## AIM
Of the records that follow, copy only the lines from the line containing "Convert this chart to Plotly code." to the line containing "import plotly.graph_objects as go", both included, exactly as written.

## TASK INPUT
* Begin *

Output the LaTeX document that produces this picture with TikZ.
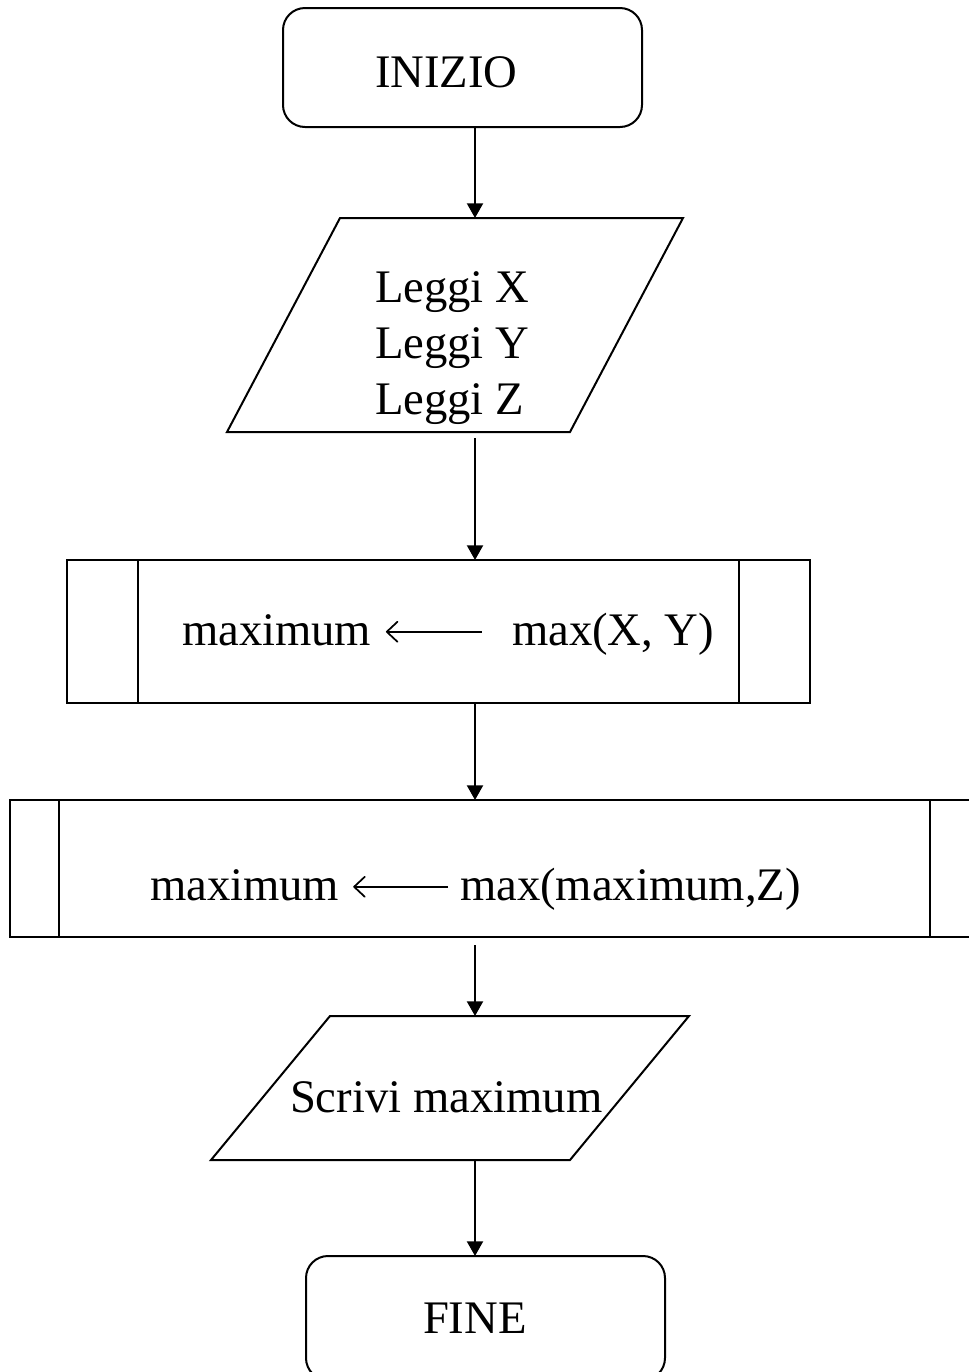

* End *
* Begin *

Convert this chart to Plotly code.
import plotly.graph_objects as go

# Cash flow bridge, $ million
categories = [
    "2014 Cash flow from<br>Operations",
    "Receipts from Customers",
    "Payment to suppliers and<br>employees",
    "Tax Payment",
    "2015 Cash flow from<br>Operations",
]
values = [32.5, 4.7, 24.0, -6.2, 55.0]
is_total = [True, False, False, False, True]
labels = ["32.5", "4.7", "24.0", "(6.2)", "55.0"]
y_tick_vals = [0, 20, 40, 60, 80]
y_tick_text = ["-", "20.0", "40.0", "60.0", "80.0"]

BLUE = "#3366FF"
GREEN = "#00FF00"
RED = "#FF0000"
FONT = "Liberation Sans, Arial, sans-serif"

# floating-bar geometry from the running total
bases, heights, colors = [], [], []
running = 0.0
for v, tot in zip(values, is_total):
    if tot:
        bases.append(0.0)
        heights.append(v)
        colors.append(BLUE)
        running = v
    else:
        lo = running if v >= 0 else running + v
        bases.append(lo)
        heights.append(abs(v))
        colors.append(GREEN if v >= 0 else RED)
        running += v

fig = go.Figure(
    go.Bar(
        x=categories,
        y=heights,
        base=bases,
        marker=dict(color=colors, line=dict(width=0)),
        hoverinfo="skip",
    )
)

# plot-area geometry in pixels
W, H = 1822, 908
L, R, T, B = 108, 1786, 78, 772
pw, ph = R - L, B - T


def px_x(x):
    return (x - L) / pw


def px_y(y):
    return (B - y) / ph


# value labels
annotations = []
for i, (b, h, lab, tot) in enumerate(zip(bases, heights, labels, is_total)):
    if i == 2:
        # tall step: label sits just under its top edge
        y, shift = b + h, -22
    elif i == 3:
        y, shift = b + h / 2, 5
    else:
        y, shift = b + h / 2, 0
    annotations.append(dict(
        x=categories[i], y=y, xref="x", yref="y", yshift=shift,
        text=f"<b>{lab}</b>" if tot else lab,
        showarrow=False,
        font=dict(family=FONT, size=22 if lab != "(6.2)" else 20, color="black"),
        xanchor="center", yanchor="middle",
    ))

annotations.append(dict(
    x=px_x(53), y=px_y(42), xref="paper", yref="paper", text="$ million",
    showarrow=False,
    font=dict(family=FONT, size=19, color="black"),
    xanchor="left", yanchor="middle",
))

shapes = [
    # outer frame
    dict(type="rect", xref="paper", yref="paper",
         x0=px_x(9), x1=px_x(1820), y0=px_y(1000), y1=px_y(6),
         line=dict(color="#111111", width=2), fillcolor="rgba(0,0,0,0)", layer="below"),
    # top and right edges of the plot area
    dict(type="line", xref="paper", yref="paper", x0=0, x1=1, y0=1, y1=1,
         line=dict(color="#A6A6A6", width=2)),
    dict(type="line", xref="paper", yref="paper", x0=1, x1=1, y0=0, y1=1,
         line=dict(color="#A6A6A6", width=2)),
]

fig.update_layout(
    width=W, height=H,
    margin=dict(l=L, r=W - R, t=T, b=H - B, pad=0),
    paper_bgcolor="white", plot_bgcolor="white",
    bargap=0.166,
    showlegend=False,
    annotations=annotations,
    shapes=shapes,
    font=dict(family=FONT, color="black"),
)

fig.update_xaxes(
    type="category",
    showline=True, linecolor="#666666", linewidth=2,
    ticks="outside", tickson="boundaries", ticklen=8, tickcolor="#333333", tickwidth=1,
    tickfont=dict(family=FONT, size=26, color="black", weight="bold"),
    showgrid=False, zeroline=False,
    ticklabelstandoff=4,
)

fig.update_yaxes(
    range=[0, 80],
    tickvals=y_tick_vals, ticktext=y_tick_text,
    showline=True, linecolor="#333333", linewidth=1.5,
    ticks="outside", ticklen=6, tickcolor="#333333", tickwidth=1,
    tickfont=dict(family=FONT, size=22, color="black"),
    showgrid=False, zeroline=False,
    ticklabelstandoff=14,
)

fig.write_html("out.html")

* End *

## CORRECT RESULT
Convert this chart to Plotly code.
import plotly.graph_objects as go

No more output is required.